I need to get out in the woods. Doing so at this time of year means sharing it with deer hunters, and with bears that have not yet forsaken the beech nuts and berries. It means broader views opening up beneath the barren canopy, and being under mountain shadows by mid-afternoon. It means the cry of the geese above and the smell of the leaves underfoot. It means stepping outside the shell of myself and my daily surroundings.
I need to head for high ground. The autumn air up there is a matchless stimulant. I crave the knife edge of the long slope, the long view from above. I want to worm my way upstream in a cool ravine, amid the hemlocks and the wild trout in their plunge pools. I want to span my hands about the girth of one of those oldest of the old trees that remain in a few places that have never known an ax.
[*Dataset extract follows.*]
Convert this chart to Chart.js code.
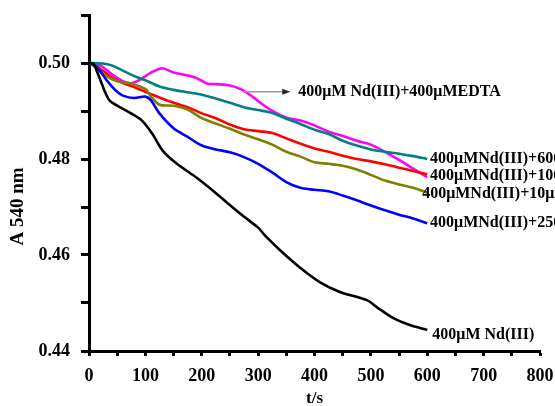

I want to step outside in the great outdoors the way the irascible Edward Abbey challenged us to experience it in the preface to Desert Solitaire:
"In the first place, you can't see anything from a car. You've got to get out of the goddamned contraption and walk, better yet crawl, on hands and knees, over the sandstone and through the thornbush and cactus. When traces of blood begin to mark your trail you'll see something, maybe. Probably not."
On my knees, certainly.
I don't have 40 days to wrestle for my soul with the devil in the desert, or 40 years to wander there. I am 41 now, and here I am inside.